If your scheduled programs need access to files on network devices, please make sure you understand the information presented here.
There are two approaches applications typically use for referring to network resources.
The preferred approach is to refer to the resource using its UNC designation. If your program needs to read the file data1.dat on share proddata on server prod1, it would refer to the file as \\prod1\proddata\data1.dat.
Unfortunately many applications—especially those that were not originally developed with batch execution in mind—use drive letter mappings instead. In this approach, the application relies on a particular drive letter being mapped to the network resource.
For example, using our resource from the previous example, the drive letter K: is mapped to \\prod1\proddata\. The application then refers to the file as K:\data1.dat.
Drive letters may be mapped using Windows Explorer, through batch files (using the net use command).
The most important thing to understand about drive letter mappings is the fundamental contradiction in the way they work under Windows:
Drive letter mappings are stored as part of the user profile of the user that created them. The mappings are only made when that user is logged in to the computer interactively (that is, directly logged in to the computer).

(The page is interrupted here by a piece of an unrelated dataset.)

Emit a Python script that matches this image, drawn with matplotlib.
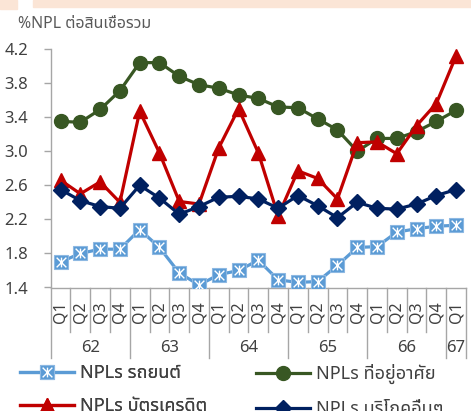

Even though the drive letter assignments "belong" to a particular user, they affect the entire computer. Two user sessions cannot be using the drive letter at the same time to point to two different network resources. And generally (but not always), while the user is logged in, the drive letter mappings are available to all users (including programs being run by adTempus under another user's account).
This leads to the following common scenario: Your application runs fine when you run it manually. You schedule it to run under adTempus and test it; it appears to work fine. You log out and go away for the evening and when the program runs at midnight it fails, because it's relying on a drive letter mapping that's part of your user profile. You're not logged in, so the drive letter does not exist.
When adTempus runs a job under your user account, it logs you in and loads your user profile. It does not however, automatically load the drive letter mappings associated with your profile (because what if another user is already sitting at the computer, with the drives mapped the way they want them, or another job is running under a different account). So when it comes to network connections, adTempus logging you in is not the same as you logging in to the computer yourself. |
We strongly recommend that, if it is at all possible, you change your applications to use UNC paths instead of drive letter mappings.
If you must use a mapped drive letter:
Do not count on drive letters that are mapped when you're sitting at the computer being valid when the job is run.
You must instead map the required drive letters as part of the job. Use Network Resources (specified on the Resources page for the job) to do this.
When you are assigning drive letters for the job, remember:
If the drive letter is already in use, adTempus will not be able to reuse it. If the drive letter K: is ordinarily mapped while you are logged in, do not use this drive letter for your job, or the job will fail if you are logged in (because the drive letter will already be in use).
Jobs running under the same user account can share drive letters (if they are mapped to the same resource).